= What is needed =
Reproduce every line of the material below, but drop the pictures.
● ● ● ● ●
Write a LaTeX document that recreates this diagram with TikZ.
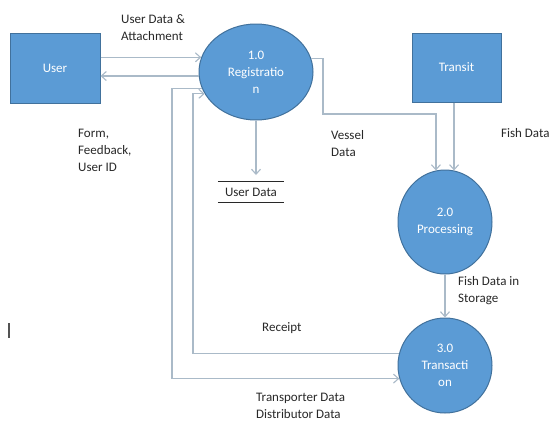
\documentclass[tikz,border=0pt]{standalone}
\usepackage{fontspec}
\setmainfont{Carlito}
\usetikzlibrary{arrows.meta,shapes.geometric}
\definecolor{shapefill}{RGB}{91,155,213}
\definecolor{shapeedge}{RGB}{65,113,156}
\definecolor{flowcol}{RGB}{170,186,200}
\definecolor{txt}{RGB}{40,40,40}
\tikzset{
  entity/.style={rectangle, fill=shapefill, draw=shapeedge, line width=1pt, text=white, font=\fontsize{13}{17}\selectfont, inner sep=0pt},
  proc/.style={ellipse, fill=shapefill, draw=shapeedge, line width=1pt, text=white, align=center, font=\fontsize{13}{17}\selectfont, inner sep=0pt},
  flow/.style={draw=flowcol, line width=1.3pt, -{Straight Barb[length=5pt,width=9pt,line width=1.1pt]}},
  plainline/.style={draw=flowcol, line width=1.3pt},
  lbl/.style={text=txt, align=left, anchor=west, inner sep=0pt, font=\fontsize{13}{17}\selectfont},
}
\begin{document}
\begin{tikzpicture}[x=1pt,y=-1pt]
\useasboundingbox[fill=white] (0,0) rectangle (552,421);
% entities
\node[entity, minimum width=90pt, minimum height=70pt] (user) at (55,68) {User};
\node[entity, minimum width=89pt, minimum height=69pt] (transit) at (456.5,67.5) {Transit};
% processes
\node[proc, minimum width=114pt, minimum height=96pt] (reg) at (256,72) {1.0\\Registratio\\n};
\node[proc, minimum width=94pt, minimum height=104pt] (proc) at (445,222) {2.0\\Processing};
\node[proc, minimum width=94pt, minimum height=95pt] (trans) at (445,365.5) {3.0\\Transacti\\on};
% data store
\node[text=txt, minimum width=66pt, minimum height=20pt, inner sep=0pt, font=\fontsize{13}{17}\selectfont] (store) at (251,192) {User Data};
\draw[line width=1.2pt, draw=txt] (store.north west) -- (store.north east);
\draw[line width=1.2pt, draw=txt] (store.south west) -- (store.south east);
% helper coordinates
\coordinate (rline) at (193,0);
\coordinate (tline) at (172,0);
\coordinate (vbend) at (323,114);
\coordinate (stop) at (256,175);
% flows
\draw[flow] (user.east |- reg.165) -- (reg.165);
\draw[flow] (reg.184) -- (user.east |- reg.184);
\draw[flow] (reg.south) -- (stop);
\draw[flow] (reg.14) -| (vbend) -| (proc.100);
\draw[flow] (transit.south -| proc.80) -- (proc.80);
\draw[flow] (proc.south) -- (trans.north);
\draw[flow] (trans.165) -| (reg.203 -| rline) -- (reg.203);
\draw[flow] (reg.197) -- (reg.197 -| tline) |- (trans.196);
% labels
\node[lbl] (l1) at (121,28) {User Data \&\\Attachment};
\node[lbl] (l2) at (78,150) {Form,\\Feedback,\\User ID};
\node[lbl] (l3) at (331,144) {Vessel\\Data};
\node[lbl] (l4) at (501,133) {Fish Data};
\node[lbl] (l5) at (458,291) {Fish Data in\\Storage};
\node[lbl] (l6) at (262,328) {Receipt};
\node[lbl] (l7) at (256,406) {Transporter Data\\Distributor Data};
\draw[line width=1.2pt, draw=txt!80] (9,323) -- (9,338);
\end{tikzpicture}
\end{document}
● ● ● ● ●
= Answer to this exercise =
Write a LaTeX document that recreates this diagram with TikZ.
\documentclass[tikz,border=0pt]{standalone}
\usepackage{fontspec}
\setmainfont{Carlito}
\usetikzlibrary{arrows.meta,shapes.geometric}
\definecolor{shapefill}{RGB}{91,155,213}
\definecolor{shapeedge}{RGB}{65,113,156}
\definecolor{flowcol}{RGB}{170,186,200}
\definecolor{txt}{RGB}{40,40,40}
\tikzset{
  entity/.style={rectangle, fill=shapefill, draw=shapeedge, line width=1pt, text=white, font=\fontsize{13}{17}\selectfont, inner sep=0pt},
  proc/.style={ellipse, fill=shapefill, draw=shapeedge, line width=1pt, text=white, align=center, font=\fontsize{13}{17}\selectfont, inner sep=0pt},
  flow/.style={draw=flowcol, line width=1.3pt, -{Straight Barb[length=5pt,width=9pt,line width=1.1pt]}},
  plainline/.style={draw=flowcol, line width=1.3pt},
  lbl/.style={text=txt, align=left, anchor=west, inner sep=0pt, font=\fontsize{13}{17}\selectfont},
}
\begin{document}
\begin{tikzpicture}[x=1pt,y=-1pt]
\useasboundingbox[fill=white] (0,0) rectangle (552,421);
% entities
\node[entity, minimum width=90pt, minimum height=70pt] (user) at (55,68) {User};
\node[entity, minimum width=89pt, minimum height=69pt] (transit) at (456.5,67.5) {Transit};
% processes
\node[proc, minimum width=114pt, minimum height=96pt] (reg) at (256,72) {1.0\\Registratio\\n};
\node[proc, minimum width=94pt, minimum height=104pt] (proc) at (445,222) {2.0\\Processing};
\node[proc, minimum width=94pt, minimum height=95pt] (trans) at (445,365.5) {3.0\\Transacti\\on};
% data store
\node[text=txt, minimum width=66pt, minimum height=20pt, inner sep=0pt, font=\fontsize{13}{17}\selectfont] (store) at (251,192) {User Data};
\draw[line width=1.2pt, draw=txt] (store.north west) -- (store.north east);
\draw[line width=1.2pt, draw=txt] (store.south west) -- (store.south east);
% helper coordinates
\coordinate (rline) at (193,0);
\coordinate (tline) at (172,0);
\coordinate (vbend) at (323,114);
\coordinate (stop) at (256,175);
% flows
\draw[flow] (user.east |- reg.165) -- (reg.165);
\draw[flow] (reg.184) -- (user.east |- reg.184);
\draw[flow] (reg.south) -- (stop);
\draw[flow] (reg.14) -| (vbend) -| (proc.100);
\draw[flow] (transit.south -| proc.80) -- (proc.80);
\draw[flow] (proc.south) -- (trans.north);
\draw[flow] (trans.165) -| (reg.203 -| rline) -- (reg.203);
\draw[flow] (reg.197) -- (reg.197 -| tline) |- (trans.196);
% labels
\node[lbl] (l1) at (121,28) {User Data \&\\Attachment};
\node[lbl] (l2) at (78,150) {Form,\\Feedback,\\User ID};
\node[lbl] (l3) at (331,144) {Vessel\\Data};
\node[lbl] (l4) at (501,133) {Fish Data};
\node[lbl] (l5) at (458,291) {Fish Data in\\Storage};
\node[lbl] (l6) at (262,328) {Receipt};
\node[lbl] (l7) at (256,406) {Transporter Data\\Distributor Data};
\draw[line width=1.2pt, draw=txt!80] (9,323) -- (9,338);
\end{tikzpicture}
\end{document}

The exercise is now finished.